Numeric matrix of information set variables (T x M). May be identical to y. Included as lags 1 through P.

Z

Numeric matrix of external instruments (T x E). Column e is used as the proxy for shock dimension e. Missing values on control days (Ind == 0) are treated as contaminated and excluded from estimation; missing values on policy days (Ind == 1) are retained so that those observations remain available for shock prediction even when the instrument is unobserved.

X

Numeric matrix of deterministic variables (T x K), or NULL (default). May include a constant, time trend, or seasonal dummies. Included as-is (no lags).

Ind

Integer vector of length T, event indicator:

0 Control day (no event)
1 Policy day (event)
2 Contaminated control day (excluded from estimation)

P

Integer. Maximum lag order for the information set. Set to 0 for no lags (regression on constant only).

H

Integer. Maximum horizon (in periods) up to which IRFs are estimated.

E

Integer. Number of shock dimensions to identify. Default 1.

norm

Numeric scalar. Normalize the impact response of the first variable to this value. Set to 1 for standard unit-effect normalization.

cum

Logical scalar or vector of length N. If TRUE for variable i, the cumulative IRF is reported. A single value is recycled to all variables.
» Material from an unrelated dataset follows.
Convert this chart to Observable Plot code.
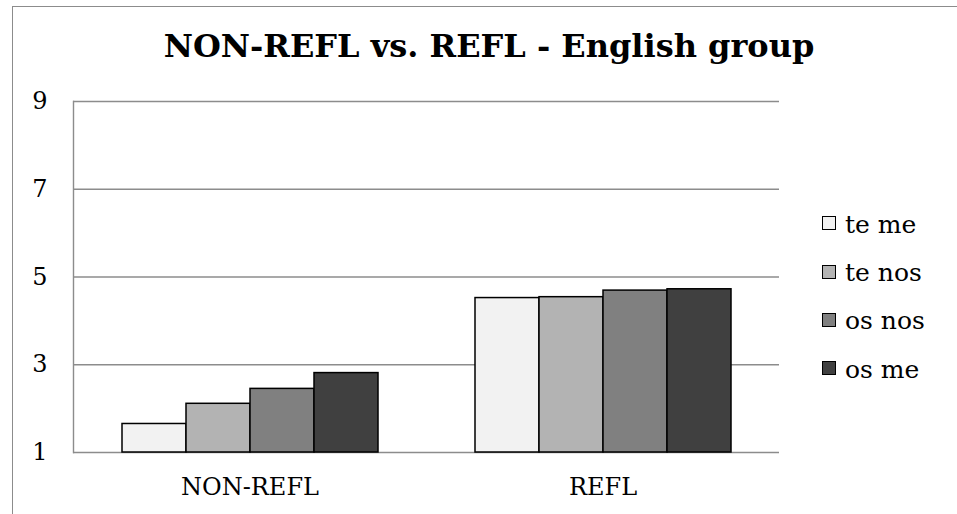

Default FALSE.

Hstep

Integer. Step size between horizons. The default 1 estimates all horizons 0 through H - 1. Values greater than 1 are intended only for fast testing; they are only safe when Hstep >= H (a single horizon is stored). For complete IRF estimation always use Hstep = 1. Default 1.

recursive

Logical. If TRUE, imposes recursive zero restrictions across shock dimensions: for shock e > 1, the variables and instruments from dimensions 1, ..., e-1 are added as controls. Default FALSE.

details

Logical. If TRUE, returns detailed results including IV model objects, OLS residuals, and covariance matrices. If FALSE (default), returns only impulse responses and standard errors (faster; use for bootstrap).

Value

A named list. Always contains:

irf: Array (H x N x E) of estimated impulse responses.
se: Array (H x N x E) of HC0 heteroscedasticity-robust standard errors.
Method: Character string "Proxy-IV".

With details = TRUE, additionally contains:

IVRes: List of ivreg model objects, one per horizon, variable, and shock dimension.
OLSRes: List of OLS model objects used for residual-based covariance estimation, one per outcome variable.
Obs: Data frame with observation counts: Tp (policy days), Tc (control days), To (contaminated days), Tt (total used).
et: Data frame of OLS residuals on event days.
Sig: Covariance matrix of residuals on event days.
SigR: Covariance matrix of residuals on control days, or NA if unavailable.
Psi: Impact matrix (N x E), equal to irf[1, , ]. By the package's indexing convention HSeries starts at 1, so the first LP uses lead(y, 0) (the contemporaneous value) and is labelled horizon 0; irf[1, , ] is therefore always the impact response.
WeakData: Data frame of endogenous variables and instruments for the Lewis-Mertens (2025) weak instrument test.

References

Jordà, Ò. (2005). Estimation and inference of impulse responses by local projections. American Economic Review, 95(1), 161–182.

Lewis, D. J. and Mertens, K. (2025). A robust test for weak instruments for 2SLS with multiple endogenous regressors. The Review of Economic Studies, DOI: 10.1093/restud/rdaf103

Mertens, K. and Ravn, M. O. (2013). The dynamic effects of personal and corporate income tax changes in the United States. American Economic Review, 103(4), 1212–1247.

Stock, J. H. and Watson, M. W. (2018). Identification and estimation of dynamic causal effects in macroeconomics using external instruments. Economic Journal, 128(610), 917–948.